2008-10-28 - Heidelberg 10.2
Heidelberg Catechism Series, Part 24
James 2:10, "For whoever keeps the whole law and yet stumbles in one point, he has become guilty of all."
Question 10.2: Will God suffer such disobedience and rebellion to go unpunished?
Answer: By no means, but is terribly displeased with our original as well as actual sin; and will punish them in his just judgment temporally and eternally, as He hath declared, "Cursed is every one that continueth not in all things which are written in the book of the law, to do them?"
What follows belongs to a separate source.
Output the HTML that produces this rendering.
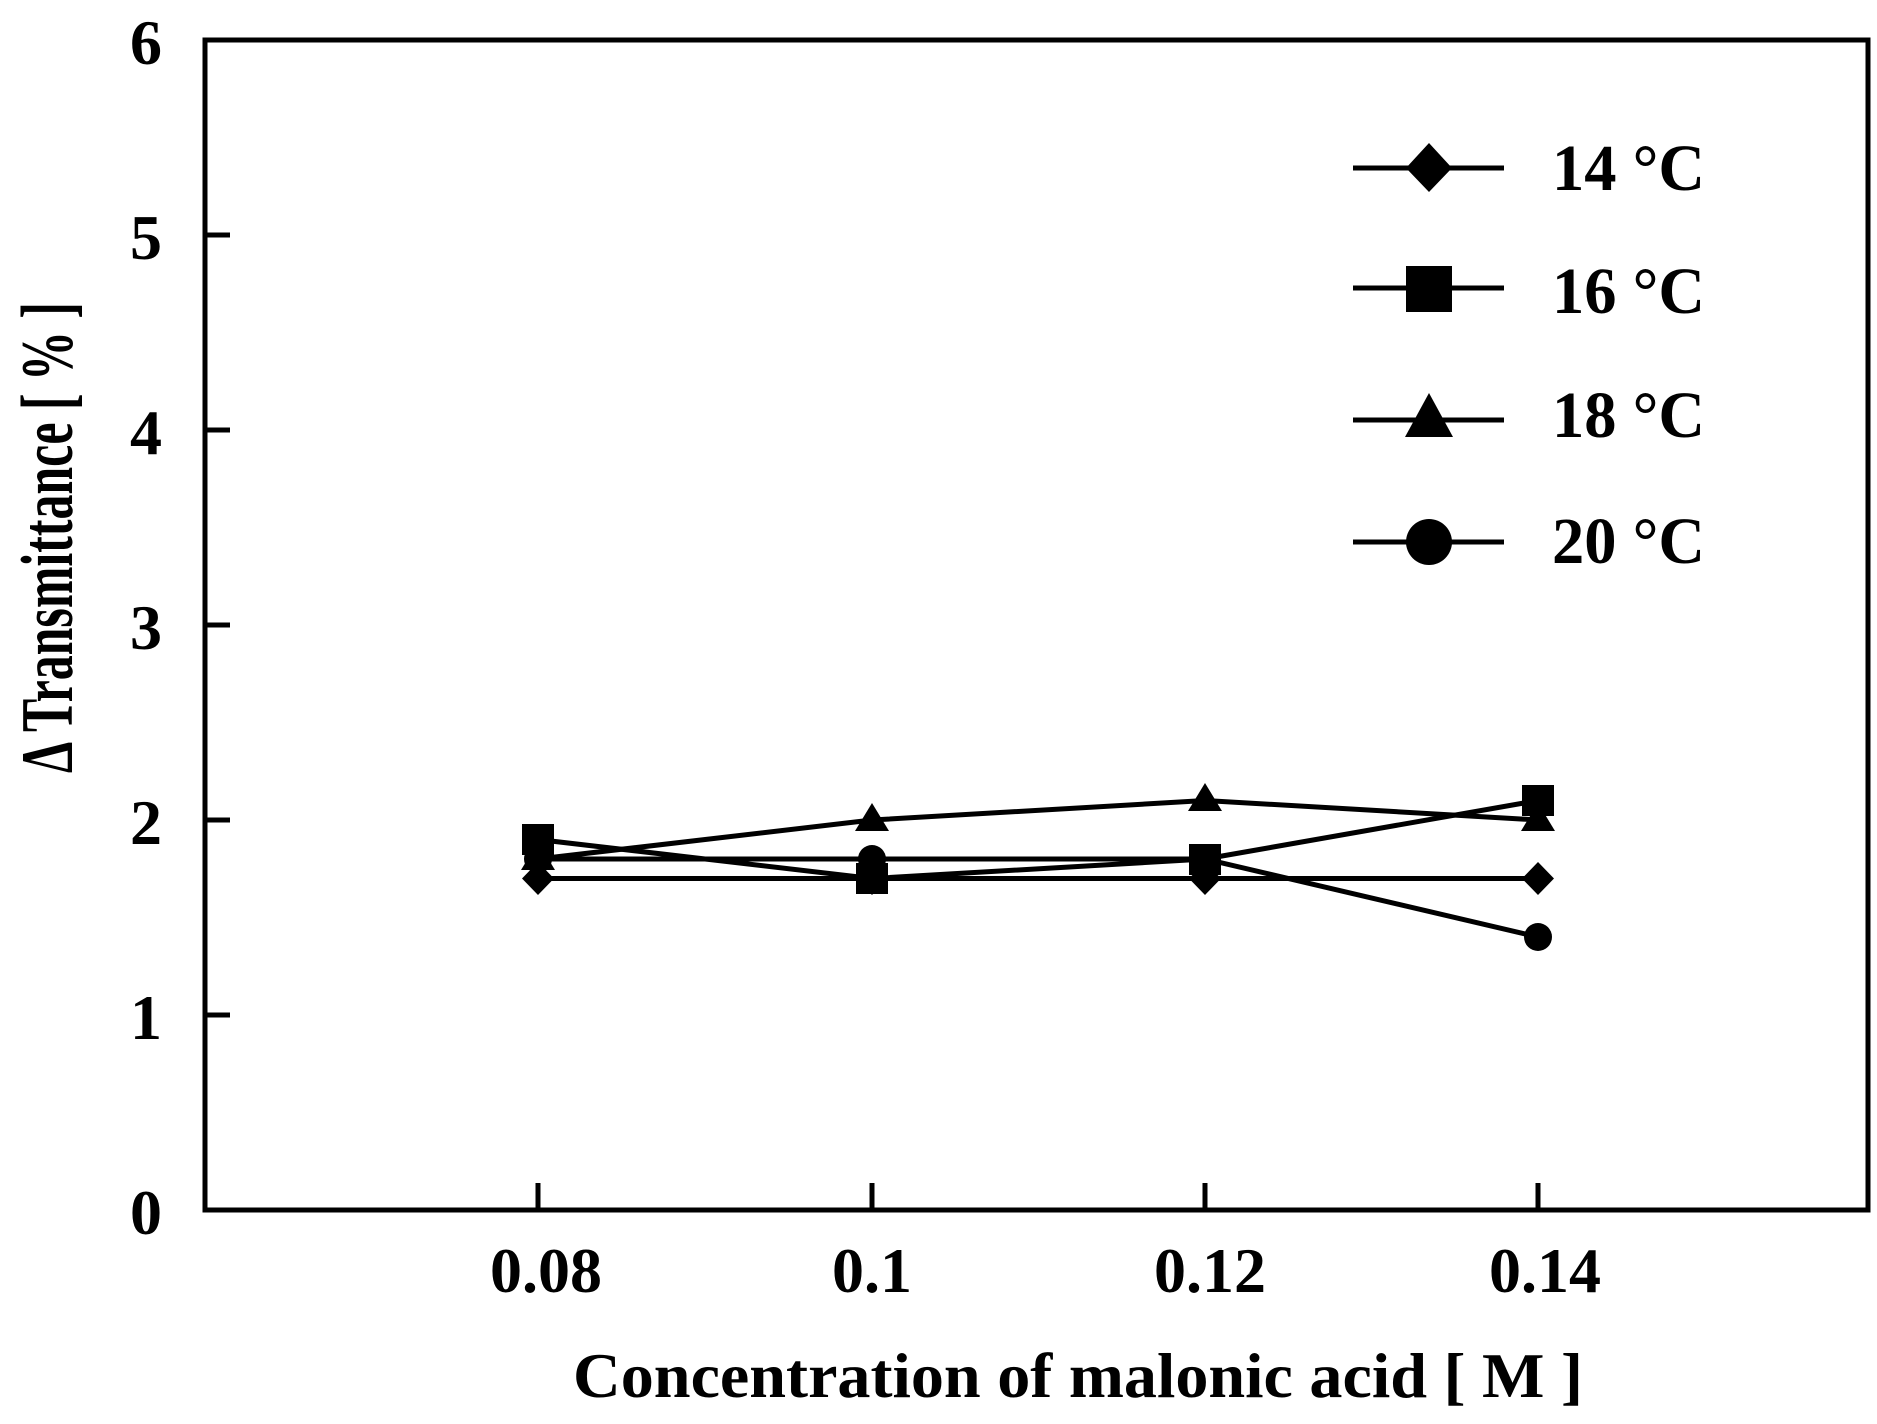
<!DOCTYPE html>
<html><head><meta charset="utf-8"><style>
html,body{margin:0;padding:0;background:#fff;}
svg{display:block;}
text{font-family:"Liberation Serif",serif;font-weight:bold;fill:#000;}
</style></head><body>
<svg width="1877" height="1424" viewBox="0 0 1877 1424">
<g stroke="#000" stroke-width="5" fill="none">
<rect x="205" y="40" width="1663" height="1170"/>
<line x1="205" y1="235" x2="230" y2="235"/>
<line x1="205" y1="430" x2="230" y2="430"/>
<line x1="205" y1="625" x2="230" y2="625"/>
<line x1="205" y1="820" x2="230" y2="820"/>
<line x1="205" y1="1015" x2="230" y2="1015"/>
<line x1="538" y1="1210" x2="538" y2="1183"/>
<line x1="872" y1="1210" x2="872" y2="1183"/>
<line x1="1205" y1="1210" x2="1205" y2="1183"/>
<line x1="1538" y1="1210" x2="1538" y2="1183"/>
</g>
<g font-size="64" text-anchor="end">
<text x="162" y="64">6</text>
<text x="162" y="259">5</text>
<text x="162" y="454">4</text>
<text x="162" y="649">3</text>
<text x="162" y="844">2</text>
<text x="162" y="1039">1</text>
<text x="162" y="1234">0</text>
</g>
<g font-size="64" text-anchor="middle">
<text x="546" y="1292">0.08</text>
<text x="872" y="1292">0.1</text>
<text x="1210" y="1292">0.12</text>
<text x="1545" y="1292">0.14</text>
</g>
<text x="573" y="1397" font-size="64" textLength="1010" lengthAdjust="spacingAndGlyphs">Concentration of malonic acid [ M ]</text>
<text transform="translate(72,773) rotate(-90)" font-size="74" textLength="471" lengthAdjust="spacingAndGlyphs">Δ Transmittance [ % ]</text>
<g stroke="#000" stroke-width="5" fill="none">
<polyline points="538,878.5 872,878.5 1205,878.5 1538,878.5"/>
<polyline points="538,839.5 872,878.5 1205,859 1538,800.5"/>
<polyline points="538,859 872,820 1205,800.5 1538,820"/>
<polyline points="538,859 872,859 1205,859 1538,937"/>
</g>
<g fill="#000">
<polygon points="538,862 554,878.5 538,895 522,878.5"/>
<polygon points="872,862 888,878.5 872,895 856,878.5"/>
<polygon points="1205,862 1221,878.5 1205,895 1189,878.5"/>
<polygon points="1538,862 1554,878.5 1538,895 1522,878.5"/>
<rect x="522" y="824" width="32" height="31"/>
<rect x="856" y="863" width="32" height="31"/>
<rect x="1189" y="844" width="32" height="31"/>
<rect x="1522" y="785" width="32" height="31"/>
<polygon points="538,842 555,870 521,870"/>
<polygon points="872,803 889,831 855,831"/>
<polygon points="1205,783 1222,811 1188,811"/>
<polygon points="1538,803 1555,831 1521,831"/>
<circle cx="538" cy="859" r="14"/>
<circle cx="872" cy="859" r="14"/>
<circle cx="1205" cy="859" r="14"/>
<circle cx="1538" cy="937" r="14"/>
</g>
<g stroke="#000" stroke-width="5">
<line x1="1353" y1="168" x2="1504" y2="168"/>
<line x1="1353" y1="288" x2="1504" y2="288"/>
<line x1="1353" y1="420" x2="1504" y2="420"/>
<line x1="1353" y1="542" x2="1504" y2="542"/>
</g>
<g fill="#000">
<polygon points="1429,143 1452,168 1429,192 1406,168"/>
<rect x="1406" y="266" width="46" height="46"/>
<polygon points="1429,393 1453,437 1405,437"/>
<circle cx="1429" cy="542" r="23"/>
</g>
<g font-size="66">
<text x="1552" y="190" textLength="153" lengthAdjust="spacingAndGlyphs">14 °C</text>
<text x="1552" y="313" textLength="153" lengthAdjust="spacingAndGlyphs">16 °C</text>
<text x="1552" y="437" textLength="153" lengthAdjust="spacingAndGlyphs">18 °C</text>
<text x="1552" y="563" textLength="153" lengthAdjust="spacingAndGlyphs">20 °C</text>
</g>
</svg>
</body></html>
This is our second look at question 10 in the catechism. It has an interesting phrase I would like to consider today, "and will punish them in His just judgment temporally and eternally." Have you considered that the punishment for sin is not something that is merely future? It is not as if we can live out our 30, 40, 80, 95 years on Earth without any consequences. God's just judgment is not only future for the sinner, it is today as well. Sin brings with it punishment in the very nature of it. We all know this by experience. There are consequences for our actions in life, but it is more than that. Sin brings with it emotional and psychological consequences. We all have known regret, and while there are some regrets we might feel that are not directly a result of a sinful act on our part, the majority of them, I would maintain, are. We feel remorse for our sin. It makes us embarrassed, uneasy, and brings shame upon us. There is clearly a temporal outcome that we know all too well from our sins.
So the language in our catechism lends us to admit that not only will God punish sin in the future, but also He is punishing it even today. This is true for all sinners. All are already condemned and experiencing this condemnation now in their lives. At any moment, we may know the full weight of God's displeasure with sin, and He may crush us. In the last two weeks, through sudden health issues and a car accident, I have known of three people, who, apparently in good health, have drawn their last breath. There was no warning, and none of them, as far as I know, were trusting in Christ. The shadows of eternal doom are that close to each of us outside of Christ. The punishments do begin in this life, but they are but a foretaste of what is to come.
Sin is rebellion against the majesty of the giver of the Law. Break one of God's laws, and you have done as much as broken all (James 2:10). Who of us can stand? As we looked at in 10.1, our only hope is to flee to Christ. No honest person would deny they feel the result of sin in their bodies, and have experienced it in their lives. It is the holiness of God's nature that makes Him so upset with sin. There is only One who has lived a holy life, and it is to that One, Jesus Christ, that we must turn for our help. There is full redemption from sin for all who trust in Christ. The beauty of this is that the results of this redemption are felt also in this life. Just as punishment for sin is experienced today, so also forgiveness from sin affects us in our lives today. The inflictions we experience for sin in this life are warnings to us. Let us take those warnings and flee to Christ, who alone can remove the curse that sin brings, and has brought upon us. He alone can forgive, and to Him alone we should turn. God does punish sin, yes, but He also forgives sin in Christ.
Soli Deo Gloria,
We apologize for accidentally sending this series out of chronilogical order. We trust that God is using the Heidelberg devotionals to bless you.